Thank you. Good morning, Celia and Linda. Thank you for taking my questions. I have three, please. The first is regarding the strong order intake in the quarter. Do you expect the good momentum in EMEA to continue in the second half of the year? And how do you view on your chances of winning more significant product orders in the US in the near term?
Thank you. So when it comes to EMEA, as I mentioned earlier, It's nice to see that EMEA is starting to pick up again. Of course, it's too early to say. We have a good pipeline, but we have to work hard every day. Can you repeat the US question?
Your chances of winning more significant
in the US.
Yeah, you have to take it one more time, Christian, sorry.
Yeah, and sorry about the bad line here. I was wondering how you view on your chances of winning more significant product orders in the US in the near term.
Since the majority was service contracts. To start off, we are also very happy with the order, the Texas order, of course, which is a pure product order. we see a strong opportunity in the US to, as I've talked about before, retrofit also existing Linux. But it's also so that we do see indications that customers are able to make faster decisions on the OPEX investments than CAPEX products. It has been favorable for our service business, but on the short term, it might be impacting our our product business. And our assessment is that this is connected to the uncertainty around trades and tariffs.
Okay, great. Thank you. And my second question, did you have any negative impact on the results from the tariff situation?
Not in this quarter, no.
Do you expect any negative impact in the third quarter?
Depending on, as you all know, these decisions are put on hold for now. Our current assessment is that it's only the hardware that will be affected and our general terms and conditions allows us to pass on the costs of tariffs to the customer and In the near term, we don't see any major effects of the tariffs.
Okay, that's clear. Thank you very much. My last question. Given that organic sales decreased by 13% in the second quarter, do you feel confident about reaching your target of 10% growth for the full year?
So just just to remind you on on our financial targets is actually over over time. So it's in the midterm. So we will continue working and looking at the order intake, which is the first important step to get revenue. And just as a reminder, it's typically six to eight months from from order to delivery. That's a good step in the right direction.

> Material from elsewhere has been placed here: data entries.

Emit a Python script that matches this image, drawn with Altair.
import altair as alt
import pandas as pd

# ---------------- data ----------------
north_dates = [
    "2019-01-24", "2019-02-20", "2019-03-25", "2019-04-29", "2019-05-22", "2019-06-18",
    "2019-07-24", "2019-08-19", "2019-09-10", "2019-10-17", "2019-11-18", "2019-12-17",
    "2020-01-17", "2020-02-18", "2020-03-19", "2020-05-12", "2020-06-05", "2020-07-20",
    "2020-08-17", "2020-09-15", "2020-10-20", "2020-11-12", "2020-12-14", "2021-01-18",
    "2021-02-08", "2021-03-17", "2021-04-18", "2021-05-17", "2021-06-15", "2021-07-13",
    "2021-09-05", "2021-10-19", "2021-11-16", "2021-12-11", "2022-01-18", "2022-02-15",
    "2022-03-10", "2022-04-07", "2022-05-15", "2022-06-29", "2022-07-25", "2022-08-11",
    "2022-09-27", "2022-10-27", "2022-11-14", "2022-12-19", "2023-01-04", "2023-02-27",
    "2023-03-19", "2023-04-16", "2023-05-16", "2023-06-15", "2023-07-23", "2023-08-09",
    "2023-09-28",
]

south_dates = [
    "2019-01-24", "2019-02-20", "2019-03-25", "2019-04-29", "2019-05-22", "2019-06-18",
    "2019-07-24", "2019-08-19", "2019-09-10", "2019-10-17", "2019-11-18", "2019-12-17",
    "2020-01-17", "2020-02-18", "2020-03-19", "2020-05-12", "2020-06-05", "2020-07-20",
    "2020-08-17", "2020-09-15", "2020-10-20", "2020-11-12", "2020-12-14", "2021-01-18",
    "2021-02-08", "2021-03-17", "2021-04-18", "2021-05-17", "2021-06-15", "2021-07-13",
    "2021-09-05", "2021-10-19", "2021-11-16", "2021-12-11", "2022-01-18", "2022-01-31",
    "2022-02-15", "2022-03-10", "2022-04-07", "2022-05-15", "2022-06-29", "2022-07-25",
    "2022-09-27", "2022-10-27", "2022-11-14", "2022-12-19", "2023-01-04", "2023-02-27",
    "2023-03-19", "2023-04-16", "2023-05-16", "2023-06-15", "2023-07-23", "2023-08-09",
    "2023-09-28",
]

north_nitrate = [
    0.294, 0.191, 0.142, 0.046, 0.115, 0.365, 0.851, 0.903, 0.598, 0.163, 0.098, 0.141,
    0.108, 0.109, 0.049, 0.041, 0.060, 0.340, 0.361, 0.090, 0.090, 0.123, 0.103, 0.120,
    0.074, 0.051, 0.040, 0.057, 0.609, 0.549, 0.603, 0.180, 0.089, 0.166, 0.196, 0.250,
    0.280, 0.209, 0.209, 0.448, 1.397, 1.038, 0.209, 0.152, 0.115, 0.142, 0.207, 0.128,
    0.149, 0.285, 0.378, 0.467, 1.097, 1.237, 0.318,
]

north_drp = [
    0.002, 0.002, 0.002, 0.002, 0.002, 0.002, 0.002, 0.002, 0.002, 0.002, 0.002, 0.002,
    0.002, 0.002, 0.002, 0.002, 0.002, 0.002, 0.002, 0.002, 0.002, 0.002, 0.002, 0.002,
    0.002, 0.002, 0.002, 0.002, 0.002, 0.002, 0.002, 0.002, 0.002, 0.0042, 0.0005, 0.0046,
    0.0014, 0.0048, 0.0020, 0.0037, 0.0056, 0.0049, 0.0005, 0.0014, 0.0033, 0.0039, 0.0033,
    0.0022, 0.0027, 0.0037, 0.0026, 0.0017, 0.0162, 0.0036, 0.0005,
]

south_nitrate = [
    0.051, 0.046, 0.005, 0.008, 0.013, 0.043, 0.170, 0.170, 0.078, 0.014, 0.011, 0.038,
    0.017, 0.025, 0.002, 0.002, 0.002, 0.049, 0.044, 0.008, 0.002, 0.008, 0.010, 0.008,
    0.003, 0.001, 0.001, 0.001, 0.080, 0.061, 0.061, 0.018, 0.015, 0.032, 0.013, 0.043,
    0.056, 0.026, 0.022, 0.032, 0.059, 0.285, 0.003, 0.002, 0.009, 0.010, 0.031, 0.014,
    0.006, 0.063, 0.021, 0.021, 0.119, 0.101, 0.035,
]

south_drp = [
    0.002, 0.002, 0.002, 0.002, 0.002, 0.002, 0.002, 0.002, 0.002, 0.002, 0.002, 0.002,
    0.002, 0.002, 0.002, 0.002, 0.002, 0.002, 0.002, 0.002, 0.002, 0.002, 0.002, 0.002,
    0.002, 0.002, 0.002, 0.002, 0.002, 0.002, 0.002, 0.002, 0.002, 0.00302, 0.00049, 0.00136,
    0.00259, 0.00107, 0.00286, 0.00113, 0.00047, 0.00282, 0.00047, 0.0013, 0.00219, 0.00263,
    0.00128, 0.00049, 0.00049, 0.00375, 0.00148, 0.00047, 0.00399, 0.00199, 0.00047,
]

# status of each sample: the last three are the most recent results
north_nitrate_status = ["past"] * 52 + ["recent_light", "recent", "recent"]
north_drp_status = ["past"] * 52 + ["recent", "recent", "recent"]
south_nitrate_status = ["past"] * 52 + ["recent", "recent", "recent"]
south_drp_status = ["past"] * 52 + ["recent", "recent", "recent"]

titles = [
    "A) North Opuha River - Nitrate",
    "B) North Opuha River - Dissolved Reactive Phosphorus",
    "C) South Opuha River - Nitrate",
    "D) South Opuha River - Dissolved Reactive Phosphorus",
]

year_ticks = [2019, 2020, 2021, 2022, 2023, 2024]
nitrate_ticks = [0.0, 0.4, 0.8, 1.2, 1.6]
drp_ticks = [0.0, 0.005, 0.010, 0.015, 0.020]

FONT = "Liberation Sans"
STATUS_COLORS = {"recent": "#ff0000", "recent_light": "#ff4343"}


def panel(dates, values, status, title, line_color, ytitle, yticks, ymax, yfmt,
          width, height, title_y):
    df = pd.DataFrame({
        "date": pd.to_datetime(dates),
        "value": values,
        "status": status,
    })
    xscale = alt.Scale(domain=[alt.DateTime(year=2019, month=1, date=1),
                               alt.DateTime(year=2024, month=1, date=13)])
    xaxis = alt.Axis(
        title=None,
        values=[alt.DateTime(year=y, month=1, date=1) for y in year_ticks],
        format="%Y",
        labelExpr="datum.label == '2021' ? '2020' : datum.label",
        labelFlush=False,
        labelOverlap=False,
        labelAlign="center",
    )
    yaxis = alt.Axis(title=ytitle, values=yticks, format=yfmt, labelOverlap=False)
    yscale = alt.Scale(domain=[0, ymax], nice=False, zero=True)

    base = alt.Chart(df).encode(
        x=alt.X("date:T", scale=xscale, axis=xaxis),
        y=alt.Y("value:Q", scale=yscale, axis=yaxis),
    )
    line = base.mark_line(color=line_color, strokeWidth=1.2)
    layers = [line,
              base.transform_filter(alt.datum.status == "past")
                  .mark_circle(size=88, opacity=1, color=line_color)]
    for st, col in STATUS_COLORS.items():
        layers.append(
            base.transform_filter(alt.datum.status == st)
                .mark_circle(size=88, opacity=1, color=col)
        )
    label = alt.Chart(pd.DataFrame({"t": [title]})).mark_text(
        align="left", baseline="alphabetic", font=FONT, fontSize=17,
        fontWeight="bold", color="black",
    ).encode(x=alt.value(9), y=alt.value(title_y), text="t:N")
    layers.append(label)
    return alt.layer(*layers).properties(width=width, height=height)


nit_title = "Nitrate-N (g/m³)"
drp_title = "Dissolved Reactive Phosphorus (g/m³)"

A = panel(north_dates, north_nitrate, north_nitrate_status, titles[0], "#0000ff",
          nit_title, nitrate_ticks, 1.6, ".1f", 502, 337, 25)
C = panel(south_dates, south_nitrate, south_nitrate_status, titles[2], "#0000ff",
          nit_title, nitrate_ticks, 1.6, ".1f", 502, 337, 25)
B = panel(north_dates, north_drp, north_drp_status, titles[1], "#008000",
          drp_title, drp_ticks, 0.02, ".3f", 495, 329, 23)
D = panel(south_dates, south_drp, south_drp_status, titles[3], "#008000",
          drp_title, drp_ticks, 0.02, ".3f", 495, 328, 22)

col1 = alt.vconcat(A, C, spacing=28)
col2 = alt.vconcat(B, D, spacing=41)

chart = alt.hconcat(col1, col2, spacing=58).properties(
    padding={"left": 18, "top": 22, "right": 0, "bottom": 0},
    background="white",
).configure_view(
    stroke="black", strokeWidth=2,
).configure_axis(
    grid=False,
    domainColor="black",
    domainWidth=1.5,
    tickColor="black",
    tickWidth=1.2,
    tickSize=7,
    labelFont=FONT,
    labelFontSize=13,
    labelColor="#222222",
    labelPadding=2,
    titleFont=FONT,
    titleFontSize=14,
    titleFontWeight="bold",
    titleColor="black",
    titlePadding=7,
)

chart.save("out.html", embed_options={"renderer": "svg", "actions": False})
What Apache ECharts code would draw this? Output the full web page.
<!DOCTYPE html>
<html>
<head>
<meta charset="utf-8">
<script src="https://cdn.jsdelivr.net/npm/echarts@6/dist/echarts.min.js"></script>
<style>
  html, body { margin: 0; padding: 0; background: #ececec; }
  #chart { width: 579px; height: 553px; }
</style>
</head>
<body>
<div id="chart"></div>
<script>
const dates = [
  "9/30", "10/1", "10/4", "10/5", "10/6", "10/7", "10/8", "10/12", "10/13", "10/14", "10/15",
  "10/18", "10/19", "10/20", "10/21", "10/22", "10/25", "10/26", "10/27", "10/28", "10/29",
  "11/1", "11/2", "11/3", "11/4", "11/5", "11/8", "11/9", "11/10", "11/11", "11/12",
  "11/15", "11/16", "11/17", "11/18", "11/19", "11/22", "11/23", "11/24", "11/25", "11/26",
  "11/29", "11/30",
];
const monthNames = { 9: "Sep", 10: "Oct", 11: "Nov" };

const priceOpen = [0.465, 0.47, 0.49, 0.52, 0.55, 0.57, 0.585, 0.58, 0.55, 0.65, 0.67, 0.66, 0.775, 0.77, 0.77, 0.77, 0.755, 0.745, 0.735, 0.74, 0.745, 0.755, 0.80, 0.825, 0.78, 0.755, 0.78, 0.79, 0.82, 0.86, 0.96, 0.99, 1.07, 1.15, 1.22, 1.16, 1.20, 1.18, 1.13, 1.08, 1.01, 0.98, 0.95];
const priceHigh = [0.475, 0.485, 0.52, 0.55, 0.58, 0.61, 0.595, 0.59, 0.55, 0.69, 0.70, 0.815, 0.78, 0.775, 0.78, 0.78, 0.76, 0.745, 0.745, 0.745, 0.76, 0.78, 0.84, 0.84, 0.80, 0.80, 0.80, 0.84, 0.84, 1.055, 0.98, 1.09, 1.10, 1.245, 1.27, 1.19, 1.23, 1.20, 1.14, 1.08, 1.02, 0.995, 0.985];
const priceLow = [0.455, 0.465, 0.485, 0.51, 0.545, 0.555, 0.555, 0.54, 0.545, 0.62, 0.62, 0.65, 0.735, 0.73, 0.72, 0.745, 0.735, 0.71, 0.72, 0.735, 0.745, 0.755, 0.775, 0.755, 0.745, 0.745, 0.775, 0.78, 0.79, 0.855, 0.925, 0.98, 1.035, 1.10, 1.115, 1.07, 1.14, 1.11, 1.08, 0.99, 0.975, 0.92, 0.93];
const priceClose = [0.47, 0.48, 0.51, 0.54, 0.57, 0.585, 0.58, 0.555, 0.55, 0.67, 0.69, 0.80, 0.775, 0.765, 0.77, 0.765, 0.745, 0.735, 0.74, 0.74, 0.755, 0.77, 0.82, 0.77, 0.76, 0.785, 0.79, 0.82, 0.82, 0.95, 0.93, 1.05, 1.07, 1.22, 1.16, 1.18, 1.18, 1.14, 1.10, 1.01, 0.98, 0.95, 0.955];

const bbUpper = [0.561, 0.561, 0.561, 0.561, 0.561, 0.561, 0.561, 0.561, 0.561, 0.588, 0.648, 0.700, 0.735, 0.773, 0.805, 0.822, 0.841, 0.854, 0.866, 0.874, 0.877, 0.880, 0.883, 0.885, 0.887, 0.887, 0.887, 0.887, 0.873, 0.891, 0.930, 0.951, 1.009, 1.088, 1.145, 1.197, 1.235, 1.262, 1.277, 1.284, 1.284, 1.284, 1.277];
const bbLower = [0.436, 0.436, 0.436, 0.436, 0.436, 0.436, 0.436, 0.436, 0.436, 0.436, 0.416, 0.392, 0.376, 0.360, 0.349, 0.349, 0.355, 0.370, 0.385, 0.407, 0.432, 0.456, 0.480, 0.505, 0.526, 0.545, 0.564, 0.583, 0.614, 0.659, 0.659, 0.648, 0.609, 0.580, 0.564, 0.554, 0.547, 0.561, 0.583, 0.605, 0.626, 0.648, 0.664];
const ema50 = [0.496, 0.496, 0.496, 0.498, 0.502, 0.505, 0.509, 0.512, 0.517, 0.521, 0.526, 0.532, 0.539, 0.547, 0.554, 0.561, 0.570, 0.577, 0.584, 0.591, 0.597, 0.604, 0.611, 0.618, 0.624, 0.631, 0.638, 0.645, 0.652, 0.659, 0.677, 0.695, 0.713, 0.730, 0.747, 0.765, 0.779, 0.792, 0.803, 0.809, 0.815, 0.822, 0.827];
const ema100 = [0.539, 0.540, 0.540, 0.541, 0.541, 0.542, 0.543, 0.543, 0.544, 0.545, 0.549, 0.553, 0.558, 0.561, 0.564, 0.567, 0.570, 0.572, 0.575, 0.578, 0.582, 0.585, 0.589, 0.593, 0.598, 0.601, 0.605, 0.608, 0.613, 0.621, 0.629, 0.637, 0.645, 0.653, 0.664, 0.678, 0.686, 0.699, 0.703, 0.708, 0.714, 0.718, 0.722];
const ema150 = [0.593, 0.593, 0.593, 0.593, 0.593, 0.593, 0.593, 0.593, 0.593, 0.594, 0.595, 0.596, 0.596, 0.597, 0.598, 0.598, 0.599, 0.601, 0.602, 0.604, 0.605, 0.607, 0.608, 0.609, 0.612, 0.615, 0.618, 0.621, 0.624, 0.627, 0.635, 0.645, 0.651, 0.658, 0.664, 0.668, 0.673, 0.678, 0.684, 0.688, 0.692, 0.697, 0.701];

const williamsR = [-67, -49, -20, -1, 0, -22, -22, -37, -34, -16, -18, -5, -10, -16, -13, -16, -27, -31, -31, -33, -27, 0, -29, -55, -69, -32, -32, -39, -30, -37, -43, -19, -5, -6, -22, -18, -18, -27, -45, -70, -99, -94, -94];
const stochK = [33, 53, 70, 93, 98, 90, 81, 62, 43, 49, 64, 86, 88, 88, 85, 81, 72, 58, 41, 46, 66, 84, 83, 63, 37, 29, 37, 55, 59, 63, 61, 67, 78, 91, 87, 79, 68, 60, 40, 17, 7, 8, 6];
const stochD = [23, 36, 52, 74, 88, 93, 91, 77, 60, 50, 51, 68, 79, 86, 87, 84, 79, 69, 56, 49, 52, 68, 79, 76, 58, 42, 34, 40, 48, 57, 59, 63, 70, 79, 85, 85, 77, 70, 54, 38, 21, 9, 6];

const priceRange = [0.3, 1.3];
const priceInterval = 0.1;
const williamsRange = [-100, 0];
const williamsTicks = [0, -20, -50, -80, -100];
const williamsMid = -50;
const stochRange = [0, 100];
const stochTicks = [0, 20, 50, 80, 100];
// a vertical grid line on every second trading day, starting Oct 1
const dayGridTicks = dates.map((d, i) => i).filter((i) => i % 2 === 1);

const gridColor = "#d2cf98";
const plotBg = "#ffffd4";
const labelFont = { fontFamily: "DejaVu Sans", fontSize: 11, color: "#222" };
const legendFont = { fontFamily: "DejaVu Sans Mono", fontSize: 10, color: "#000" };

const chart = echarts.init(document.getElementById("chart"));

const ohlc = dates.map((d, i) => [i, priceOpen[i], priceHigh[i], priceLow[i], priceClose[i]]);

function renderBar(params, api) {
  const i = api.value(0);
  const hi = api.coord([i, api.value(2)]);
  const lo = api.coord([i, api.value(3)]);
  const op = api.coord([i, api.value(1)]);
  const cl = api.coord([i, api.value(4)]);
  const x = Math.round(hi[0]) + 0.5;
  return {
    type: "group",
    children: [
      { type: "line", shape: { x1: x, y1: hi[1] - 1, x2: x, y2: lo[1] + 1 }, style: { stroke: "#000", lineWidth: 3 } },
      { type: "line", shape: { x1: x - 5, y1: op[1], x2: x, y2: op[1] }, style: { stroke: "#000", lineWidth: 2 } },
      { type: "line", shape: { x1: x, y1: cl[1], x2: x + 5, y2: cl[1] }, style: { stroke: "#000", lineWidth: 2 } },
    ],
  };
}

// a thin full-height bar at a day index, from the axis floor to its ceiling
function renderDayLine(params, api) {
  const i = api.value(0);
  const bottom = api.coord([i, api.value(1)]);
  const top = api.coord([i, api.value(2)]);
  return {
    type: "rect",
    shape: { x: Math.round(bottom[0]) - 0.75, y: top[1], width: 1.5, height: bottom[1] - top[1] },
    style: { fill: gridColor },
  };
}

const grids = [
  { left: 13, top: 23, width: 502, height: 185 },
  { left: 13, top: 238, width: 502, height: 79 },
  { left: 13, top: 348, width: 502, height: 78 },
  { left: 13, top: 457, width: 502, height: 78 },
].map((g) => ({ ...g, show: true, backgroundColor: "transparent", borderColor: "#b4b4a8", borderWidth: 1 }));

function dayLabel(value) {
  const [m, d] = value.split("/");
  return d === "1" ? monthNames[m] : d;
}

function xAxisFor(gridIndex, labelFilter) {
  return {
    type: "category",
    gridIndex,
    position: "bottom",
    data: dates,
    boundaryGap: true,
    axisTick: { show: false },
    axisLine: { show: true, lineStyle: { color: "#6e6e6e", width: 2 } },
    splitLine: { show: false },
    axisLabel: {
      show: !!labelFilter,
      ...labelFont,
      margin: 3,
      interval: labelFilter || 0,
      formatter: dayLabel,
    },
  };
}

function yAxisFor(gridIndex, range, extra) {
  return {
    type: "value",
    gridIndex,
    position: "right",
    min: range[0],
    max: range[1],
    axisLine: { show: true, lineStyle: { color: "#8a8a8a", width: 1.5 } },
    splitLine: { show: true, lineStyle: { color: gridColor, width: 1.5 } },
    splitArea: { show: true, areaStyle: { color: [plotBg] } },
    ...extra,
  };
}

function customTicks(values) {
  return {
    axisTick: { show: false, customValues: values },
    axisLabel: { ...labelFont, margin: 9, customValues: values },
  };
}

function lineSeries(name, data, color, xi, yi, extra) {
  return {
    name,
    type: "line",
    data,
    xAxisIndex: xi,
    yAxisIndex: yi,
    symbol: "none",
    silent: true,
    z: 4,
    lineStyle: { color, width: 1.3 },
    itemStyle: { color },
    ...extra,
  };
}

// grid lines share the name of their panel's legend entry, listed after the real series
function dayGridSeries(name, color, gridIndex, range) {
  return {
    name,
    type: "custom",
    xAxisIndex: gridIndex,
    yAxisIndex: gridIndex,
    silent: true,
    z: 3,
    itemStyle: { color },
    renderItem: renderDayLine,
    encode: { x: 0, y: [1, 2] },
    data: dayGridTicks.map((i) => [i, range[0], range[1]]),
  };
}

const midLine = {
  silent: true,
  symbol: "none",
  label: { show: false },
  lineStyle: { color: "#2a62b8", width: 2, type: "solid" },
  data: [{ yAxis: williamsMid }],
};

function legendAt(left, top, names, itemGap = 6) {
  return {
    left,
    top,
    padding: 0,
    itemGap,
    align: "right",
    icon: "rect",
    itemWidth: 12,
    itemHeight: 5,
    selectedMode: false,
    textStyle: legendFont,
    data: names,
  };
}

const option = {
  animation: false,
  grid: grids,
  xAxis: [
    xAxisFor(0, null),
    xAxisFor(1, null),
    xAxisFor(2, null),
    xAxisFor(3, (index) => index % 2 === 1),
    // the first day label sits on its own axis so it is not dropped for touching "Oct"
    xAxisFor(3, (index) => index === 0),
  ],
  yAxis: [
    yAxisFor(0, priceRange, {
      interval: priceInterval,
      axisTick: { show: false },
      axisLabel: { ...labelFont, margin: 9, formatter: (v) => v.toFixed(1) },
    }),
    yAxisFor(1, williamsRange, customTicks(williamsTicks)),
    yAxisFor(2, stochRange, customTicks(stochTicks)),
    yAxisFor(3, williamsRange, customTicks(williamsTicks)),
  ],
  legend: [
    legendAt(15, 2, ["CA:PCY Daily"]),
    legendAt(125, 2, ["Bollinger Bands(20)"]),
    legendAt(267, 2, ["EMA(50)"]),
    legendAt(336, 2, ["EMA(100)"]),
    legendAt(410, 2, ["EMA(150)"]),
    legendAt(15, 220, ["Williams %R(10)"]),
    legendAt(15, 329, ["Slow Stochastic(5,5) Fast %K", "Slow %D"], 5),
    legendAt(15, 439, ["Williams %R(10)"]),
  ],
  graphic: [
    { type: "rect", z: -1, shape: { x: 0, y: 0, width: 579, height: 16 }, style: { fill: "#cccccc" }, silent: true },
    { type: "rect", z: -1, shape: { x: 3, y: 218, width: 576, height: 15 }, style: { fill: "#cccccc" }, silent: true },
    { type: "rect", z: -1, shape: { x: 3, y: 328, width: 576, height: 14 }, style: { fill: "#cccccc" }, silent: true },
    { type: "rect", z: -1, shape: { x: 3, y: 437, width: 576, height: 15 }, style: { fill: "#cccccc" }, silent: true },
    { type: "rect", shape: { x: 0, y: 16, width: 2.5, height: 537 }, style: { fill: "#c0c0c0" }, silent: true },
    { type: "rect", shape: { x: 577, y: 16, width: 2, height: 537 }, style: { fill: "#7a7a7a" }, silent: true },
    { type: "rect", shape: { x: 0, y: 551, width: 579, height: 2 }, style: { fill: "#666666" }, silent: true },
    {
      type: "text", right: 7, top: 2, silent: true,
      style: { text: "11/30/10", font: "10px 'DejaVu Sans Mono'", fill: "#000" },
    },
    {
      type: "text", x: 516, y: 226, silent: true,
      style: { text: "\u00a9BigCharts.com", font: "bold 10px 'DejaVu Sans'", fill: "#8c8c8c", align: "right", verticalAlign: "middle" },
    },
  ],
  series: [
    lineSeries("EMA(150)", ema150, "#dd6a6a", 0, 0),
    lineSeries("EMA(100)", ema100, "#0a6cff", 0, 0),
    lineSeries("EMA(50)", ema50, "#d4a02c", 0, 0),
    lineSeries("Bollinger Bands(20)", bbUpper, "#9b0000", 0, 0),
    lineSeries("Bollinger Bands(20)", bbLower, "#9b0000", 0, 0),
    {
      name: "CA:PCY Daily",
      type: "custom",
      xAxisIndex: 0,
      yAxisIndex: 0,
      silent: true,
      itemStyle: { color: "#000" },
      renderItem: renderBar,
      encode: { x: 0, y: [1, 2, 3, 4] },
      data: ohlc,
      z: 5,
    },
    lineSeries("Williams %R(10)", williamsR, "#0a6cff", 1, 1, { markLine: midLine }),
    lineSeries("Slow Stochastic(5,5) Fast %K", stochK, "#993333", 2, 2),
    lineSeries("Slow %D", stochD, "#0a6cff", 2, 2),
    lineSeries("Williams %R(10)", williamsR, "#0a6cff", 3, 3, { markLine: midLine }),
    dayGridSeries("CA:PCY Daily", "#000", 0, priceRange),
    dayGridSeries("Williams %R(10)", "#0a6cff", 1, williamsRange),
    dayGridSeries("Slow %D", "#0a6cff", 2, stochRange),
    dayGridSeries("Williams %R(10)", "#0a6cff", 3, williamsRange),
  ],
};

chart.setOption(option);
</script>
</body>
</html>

Okay, perfect. Thank you very much.
As a reminder, if you wish to ask a question, please dial pound key five on your telephone keypad or click the raised hand symbol on the webcast.
There are no more questions at this time, so I hand the conference back to the speakers for any closing comments.
Thank you all for attending our Q2 presentation. And I mentioned earlier that we are on a journey and this is vital because we are here to increase safety and efficiency in cancer care. And this is important not only for patients and clinics, but also for shareholders. And with that, I want to thank you and wish you a nice summer.